The candlestick chart is made up of a series of ‘candlesticks’ which typically have a chunky body with vertical lines stretching up from the top (the upper shadow or wick) and bottom (the lower shadow or wick). The different points measure the differential in prices over a certain period of time, which might be 5 minutes, 15 minutes or even longer.

The top of the wick is the highest point reached during the time period and the lowest point of the lower wick is the low. The top and bottom of the body are the opening and closing prices. If price rose during the period the body will be white (or green or blue if colored). The bottom of the body marks the opening price and its top marks the close. If the price fell during the period the prices are the other way around and to show this at a glance the body will be black (or red if colored).

How To Use The Candlestick Chart In Forex Trading

A candlestick chart showing 5 or 15 minute candles over a period of several hours can provide the forex trader with many patterns on which he can base a system for determining when a trend is developing. For example, when the candle body is white or green and higher than the preceding candles, it indicates that buyers are very bullish. When it is black or red and lower than the preceding candles, it indicates that buyers are very bearish.

Being able to see these implications at a glance is vital in the fast moving forex markets where trading decisions often need to be made in a split second. So candlestick charts are one of the most useful visual aids for any forex trader.

Candlestick Chart: Patterns

Candlestick patterns are the basic indicators that helps a trader find ways of interpreting a candlestick chart. This is very useful for creating simple strategies (click here for Forex Strategies) that will tell you when a trend is forming so that you are ready to trade.

Candlesticks Charts have a form which shows the open, high, low and closing price of a currency, stock or commodity over a period. You can usually select the period that you want to show. 5 minutes is most common for day traders. For longer term trading you can select longer periods.

The body of the candlestick chart marks the difference between the open and close points. If it is white (or green/blue on a colored chart) the open is the lower boundary of the rectangular body and the price rose during the period you are considering. If is black (or red on a colored chart then the opening price is the top boundary and the price fell.

The wick is the name given to the vertical lines that typically stick up from the top and down from the bottom of the candle body.
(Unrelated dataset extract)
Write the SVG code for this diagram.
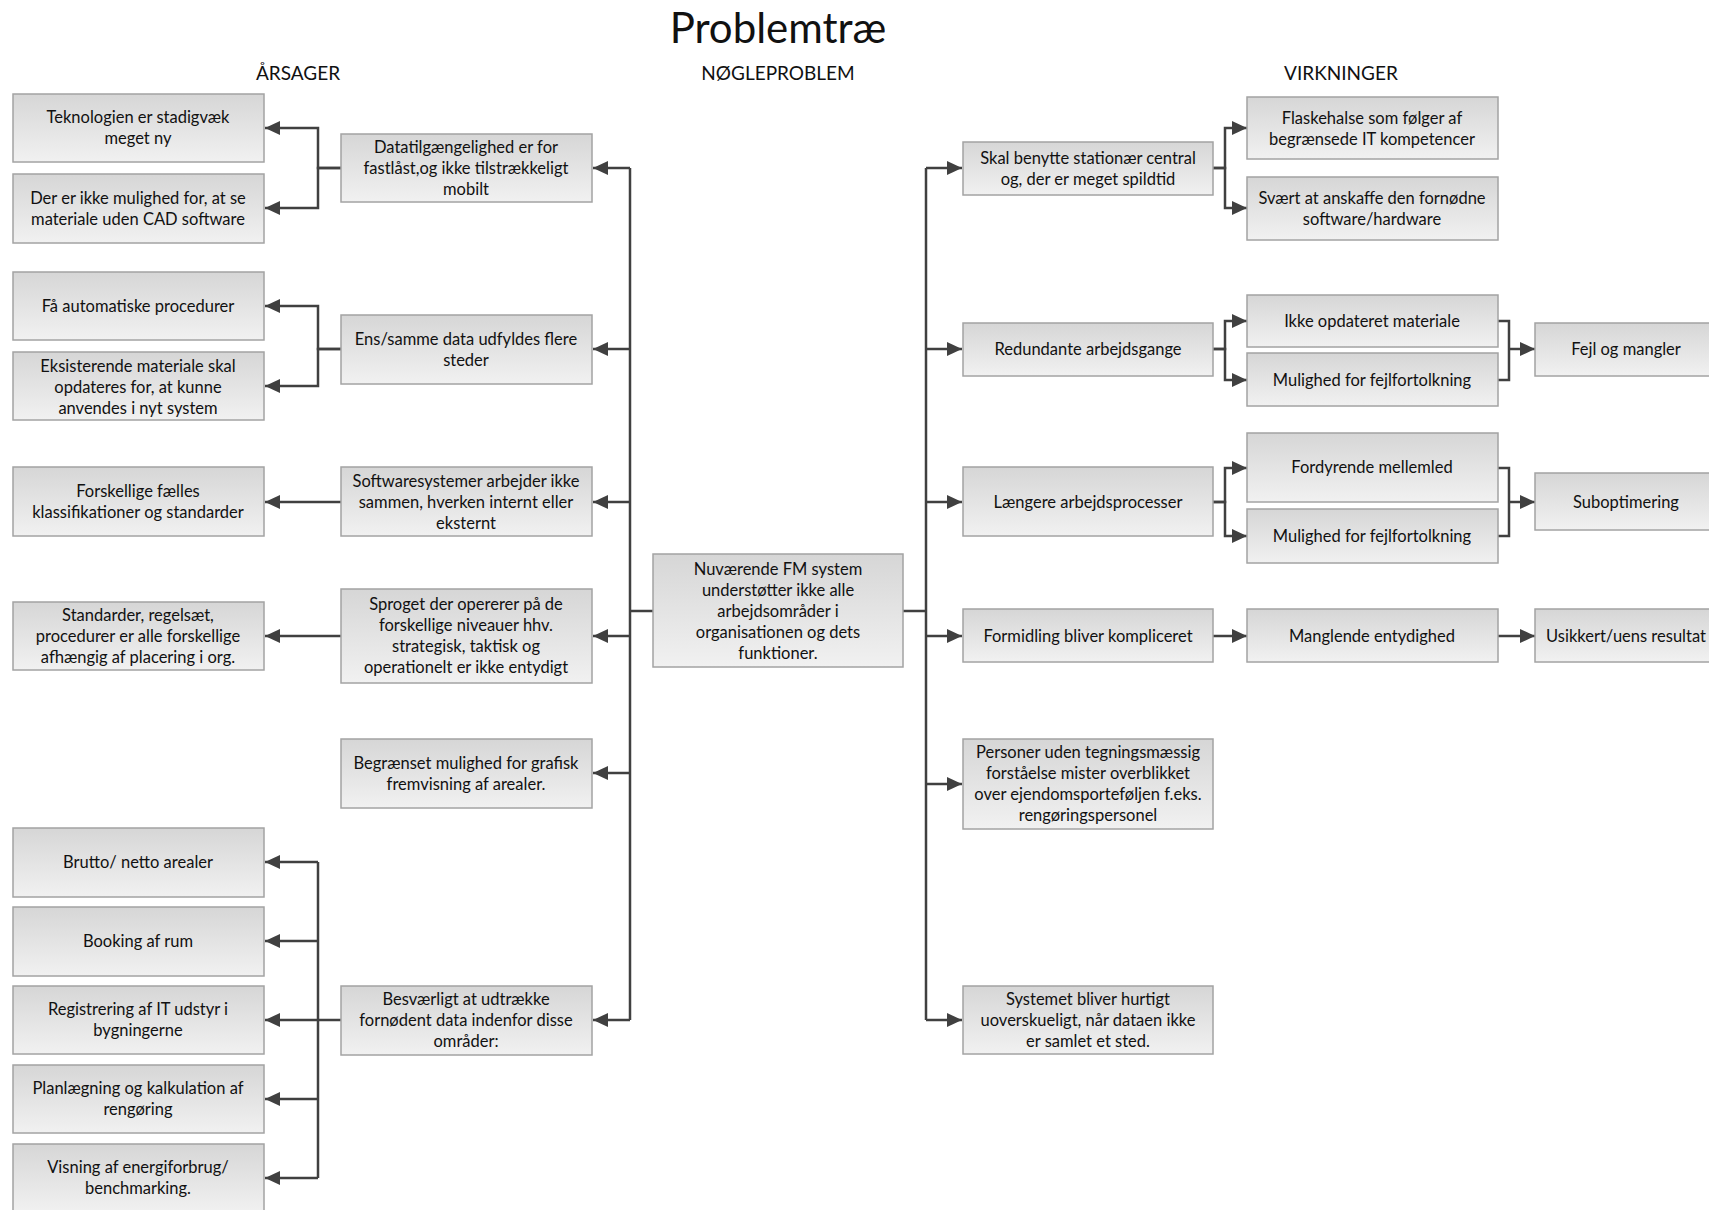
<svg xmlns="http://www.w3.org/2000/svg" width="1709" height="1210" viewBox="0 0 1709 1210">
  <defs>
    <linearGradient id="boxFill" x1="0" y1="0" x2="0" y2="1">
      <stop offset="0" stop-color="#d6d6d6"/>
      <stop offset="1" stop-color="#f1f1f1"/>
    </linearGradient>
    <marker id="ah" markerUnits="userSpaceOnUse" markerWidth="16" markerHeight="14" refX="15" refY="7" orient="auto">
      <path d="M0,0 L15,7 L0,14 z" fill="#404040"/>
    </marker>
  </defs>
  <style>
    .box { fill: url(#boxFill); stroke: #a3a3a3; stroke-width: 1.5; }
    .lbl { font-family: Lato, "Liberation Sans", sans-serif; font-size: 16.5px; fill: #111111; text-anchor: middle; dominant-baseline: central; }
    .hdr { font-family: Lato, "Liberation Sans", sans-serif; font-size: 19px; fill: #111111; text-anchor: middle; }
    .title { font-family: Lato, "Liberation Sans", sans-serif; font-size: 42px; fill: #111111; text-anchor: middle; }
    .ln { fill: none; stroke: #404040; stroke-width: 2.5; }
    .ar { fill: none; stroke: #404040; stroke-width: 2.5; marker-end: url(#ah); }
  </style>
  <rect width="1709" height="1210" fill="#ffffff"/>

  <!-- headings -->
  <text class="title" x="778" y="43">Problemtræ</text>
  <text class="hdr" x="298" y="80">ÅRSAGER</text>
  <text class="hdr" x="778" y="80">NØGLEPROBLEM</text>
  <text class="hdr" x="1341" y="80">VIRKNINGER</text>

  <!-- connectors -->
  <g id="connectors">
    <!-- causes branch -->
    <path class="ln" d="M653,611 H630 M630,168 V1020"/>
    <path class="ar" d="M630,168 H593"/>
    <path class="ar" d="M630,349 H593"/>
    <path class="ar" d="M630,502 H593"/>
    <path class="ar" d="M630,636 H593"/>
    <path class="ar" d="M630,773 H593"/>
    <path class="ar" d="M630,1020 H593"/>

    <path class="ar" d="M341,168 H318 V128 H265"/>
    <path class="ar" d="M341,168 H318 V208 H265"/>
    <path class="ar" d="M341,349 H318 V306 H265"/>
    <path class="ar" d="M341,349 H318 V386 H265"/>
    <path class="ar" d="M341,502 H265"/>
    <path class="ar" d="M341,636 H265"/>
    <path class="ln" d="M341,1020 H318 M318,862 V1178"/>
    <path class="ar" d="M318,862 H265"/>
    <path class="ar" d="M318,941 H265"/>
    <path class="ar" d="M318,1020 H265"/>
    <path class="ar" d="M318,1099 H265"/>
    <path class="ar" d="M318,1178 H265"/>

    <!-- effects branch -->
    <path class="ln" d="M903,611 H926 M926,168 V1020"/>
    <path class="ar" d="M926,168 H962"/>
    <path class="ar" d="M926,349 H962"/>
    <path class="ar" d="M926,502 H962"/>
    <path class="ar" d="M926,636 H962"/>
    <path class="ar" d="M926,784 H962"/>
    <path class="ar" d="M926,1020 H962"/>

    <path class="ar" d="M1213,168 H1225 V128 H1247"/>
    <path class="ar" d="M1213,168 H1225 V208 H1247"/>
    <path class="ar" d="M1213,349 H1225 V321 H1247"/>
    <path class="ar" d="M1213,349 H1225 V380 H1247"/>
    <path class="ln" d="M1498,321 H1509 V380 H1498"/>
    <path class="ar" d="M1509,349 H1535"/>
    <path class="ar" d="M1213,502 H1225 V468 H1247"/>
    <path class="ar" d="M1213,502 H1225 V536 H1247"/>
    <path class="ln" d="M1498,468 H1509 V536 H1498"/>
    <path class="ar" d="M1509,502 H1535"/>
    <path class="ar" d="M1213,636 H1247"/>
    <path class="ar" d="M1498,636 H1535"/>
  </g>

  <!-- key problem -->
  <g id="core">
    <rect class="box" x="653" y="554" width="250" height="113"/>
    <text class="lbl" x="778" y="569">Nuværende FM system</text>
    <text class="lbl" x="778" y="590">understøtter ikke alle</text>
    <text class="lbl" x="778" y="611">arbejdsområder i</text>
    <text class="lbl" x="778" y="632">organisationen og dets</text>
    <text class="lbl" x="778" y="653">funktioner.</text>
  </g>

  <!-- causes -->
  <g id="c1">
    <rect class="box" x="341" y="134" width="251" height="68"/>
    <text class="lbl" x="466" y="147">Datatilgængelighed er for</text>
    <text class="lbl" x="466" y="168">fastlåst,og ikke tilstrækkeligt</text>
    <text class="lbl" x="466" y="189">mobilt</text>
  </g>
  <g id="c2">
    <rect class="box" x="341" y="315" width="251" height="69"/>
    <text class="lbl" x="466" y="339">Ens/samme data udfyldes flere</text>
    <text class="lbl" x="466" y="360">steder</text>
  </g>
  <g id="c3">
    <rect class="box" x="341" y="467" width="251" height="69"/>
    <text class="lbl" x="466" y="481">Softwaresystemer arbejder ikke</text>
    <text class="lbl" x="466" y="502">sammen, hverken internt eller</text>
    <text class="lbl" x="466" y="523">eksternt</text>
  </g>
  <g id="c4">
    <rect class="box" x="341" y="589" width="251" height="94"/>
    <text class="lbl" x="466" y="604">Sproget der opererer på de</text>
    <text class="lbl" x="466" y="625">forskellige niveauer hhv.</text>
    <text class="lbl" x="466" y="646">strategisk, taktisk og</text>
    <text class="lbl" x="466" y="667">operationelt er ikke entydigt</text>
  </g>
  <g id="c5">
    <rect class="box" x="341" y="739" width="251" height="69"/>
    <text class="lbl" x="466" y="763">Begrænset mulighed for grafisk</text>
    <text class="lbl" x="466" y="784">fremvisning af arealer.</text>
  </g>
  <g id="c6">
    <rect class="box" x="341" y="986" width="251" height="69"/>
    <text class="lbl" x="466" y="999">Besværligt at udtrække</text>
    <text class="lbl" x="466" y="1020">fornødent data indenfor disse</text>
    <text class="lbl" x="466" y="1041">områder:</text>
  </g>

  <!-- root causes -->
  <g id="r1">
    <rect class="box" x="13" y="94" width="251" height="68"/>
    <text class="lbl" x="138" y="117">Teknologien er stadigvæk</text>
    <text class="lbl" x="138" y="138">meget ny</text>
  </g>
  <g id="r2">
    <rect class="box" x="13" y="174" width="251" height="69"/>
    <text class="lbl" x="138" y="198">Der er ikke mulighed for, at se</text>
    <text class="lbl" x="138" y="219">materiale uden CAD software</text>
  </g>
  <g id="r3">
    <rect class="box" x="13" y="272" width="251" height="68"/>
    <text class="lbl" x="138" y="306">Få automatiske procedurer</text>
  </g>
  <g id="r4">
    <rect class="box" x="13" y="352" width="251" height="68"/>
    <text class="lbl" x="138" y="366">Eksisterende materiale skal</text>
    <text class="lbl" x="138" y="387">opdateres  for, at kunne</text>
    <text class="lbl" x="138" y="408">anvendes i nyt system</text>
  </g>
  <g id="r5">
    <rect class="box" x="13" y="467" width="251" height="69"/>
    <text class="lbl" x="138" y="491">Forskellige fælles</text>
    <text class="lbl" x="138" y="512">klassifikationer og standarder</text>
  </g>
  <g id="r6">
    <rect class="box" x="13" y="602" width="251" height="68"/>
    <text class="lbl" x="138" y="615">Standarder, regelsæt,</text>
    <text class="lbl" x="138" y="636">procedurer er alle forskellige</text>
    <text class="lbl" x="138" y="657">afhængig af placering i org.</text>
  </g>
  <g id="r7">
    <rect class="box" x="13" y="828" width="251" height="69"/>
    <text class="lbl" x="138" y="862">Brutto/ netto arealer</text>
  </g>
  <g id="r8">
    <rect class="box" x="13" y="907" width="251" height="69"/>
    <text class="lbl" x="138" y="941">Booking af rum</text>
  </g>
  <g id="r9">
    <rect class="box" x="13" y="986" width="251" height="68"/>
    <text class="lbl" x="138" y="1009">Registrering af IT udstyr i</text>
    <text class="lbl" x="138" y="1030">bygningerne</text>
  </g>
  <g id="r10">
    <rect class="box" x="13" y="1065" width="251" height="68"/>
    <text class="lbl" x="138" y="1088">Planlægning og kalkulation af</text>
    <text class="lbl" x="138" y="1109">rengøring</text>
  </g>
  <g id="r11">
    <rect class="box" x="13" y="1144" width="251" height="68"/>
    <text class="lbl" x="138" y="1167">Visning af energiforbrug/</text>
    <text class="lbl" x="138" y="1188">benchmarking.</text>
  </g>

  <!-- effects -->
  <g id="e1">
    <rect class="box" x="963" y="142" width="250" height="53"/>
    <text class="lbl" x="1088" y="158">Skal benytte stationær central</text>
    <text class="lbl" x="1088" y="179">og, der er meget spildtid</text>
  </g>
  <g id="e2">
    <rect class="box" x="963" y="323" width="250" height="53"/>
    <text class="lbl" x="1088" y="349">Redundante arbejdsgange</text>
  </g>
  <g id="e3">
    <rect class="box" x="963" y="467" width="250" height="69"/>
    <text class="lbl" x="1088" y="502">Længere arbejdsprocesser</text>
  </g>
  <g id="e4">
    <rect class="box" x="963" y="609" width="250" height="53"/>
    <text class="lbl" x="1088" y="636">Formidling bliver kompliceret</text>
  </g>
  <g id="e5">
    <rect class="box" x="963" y="739" width="250" height="90"/>
    <text class="lbl" x="1088" y="752">Personer uden tegningsmæssig</text>
    <text class="lbl" x="1088" y="773">forståelse mister overblikket</text>
    <text class="lbl" x="1088" y="794">over ejendomsporteføljen f.eks.</text>
    <text class="lbl" x="1088" y="815">rengøringspersonel</text>
  </g>
  <g id="e6">
    <rect class="box" x="963" y="986" width="250" height="68"/>
    <text class="lbl" x="1088" y="999">Systemet bliver hurtigt</text>
    <text class="lbl" x="1088" y="1020">uoverskueligt, når dataen ikke</text>
    <text class="lbl" x="1088" y="1041">er samlet et sted.</text>
  </g>

  <!-- consequences -->
  <g id="s1">
    <rect class="box" x="1247" y="97" width="251" height="62"/>
    <text class="lbl" x="1372" y="118">Flaskehalse som følger af</text>
    <text class="lbl" x="1372" y="139">begrænsede IT kompetencer</text>
  </g>
  <g id="s2">
    <rect class="box" x="1247" y="177" width="251" height="63"/>
    <text class="lbl" x="1372" y="198">Svært at anskaffe den fornødne</text>
    <text class="lbl" x="1372" y="219">software/hardware</text>
  </g>
  <g id="s3">
    <rect class="box" x="1247" y="295" width="251" height="52"/>
    <text class="lbl" x="1372" y="321">Ikke opdateret materiale</text>
  </g>
  <g id="s4">
    <rect class="box" x="1247" y="353" width="251" height="53"/>
    <text class="lbl" x="1372" y="380">Mulighed for fejlfortolkning</text>
  </g>
  <g id="s5">
    <rect class="box" x="1247" y="433" width="251" height="69"/>
    <text class="lbl" x="1372" y="467">Fordyrende mellemled</text>
  </g>
  <g id="s6">
    <rect class="box" x="1247" y="509" width="251" height="54"/>
    <text class="lbl" x="1372" y="536">Mulighed for fejlfortolkning</text>
  </g>
  <g id="s7">
    <rect class="box" x="1247" y="609" width="251" height="53"/>
    <text class="lbl" x="1372" y="636">Manglende entydighed</text>
  </g>

  <!-- outcomes -->
  <g id="o1">
    <rect class="box" x="1535" y="323" width="251" height="53"/>
    <text class="lbl" x="1626" y="349">Fejl og mangler</text>
  </g>
  <g id="o2">
    <rect class="box" x="1535" y="473" width="251" height="57"/>
    <text class="lbl" x="1626" y="502">Suboptimering</text>
  </g>
  <g id="o3">
    <rect class="box" x="1535" y="609" width="251" height="53"/>
    <text class="lbl" x="1626" y="636">Usikkert/uens resultat</text>
  </g>
</svg>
The top of the upper section of wick is the highest point that the price ever reached during the period. The bottom of the lower wick is the low.

The benefit of this type of analysis is that the trader can immediately see whether prices rose or fell over the period. A white or green candle shows a rising price or bearish tendency and a black or red candle shows a falling price or bullish tendency.

You can also see at a glance how the highs and lows relate to the opening and closing prices. You might have a candle that is completely solid, with no wick. This is called a Marubozu pattern. In this case the prices never went lower or higher than their opening and closing positions. If the candle is black or red, the opening price was the high and the closing price was the low. If it is white or green, the opening price was the low and the closing price was the high.

You might also have a candlestick chart that is all wick with just a small horizontal bar forming a cross. This pattern is called a Doji. In this case the opening and closing points were the same, and the wick shows how far the price went up and down before coming back to its starting point at the close.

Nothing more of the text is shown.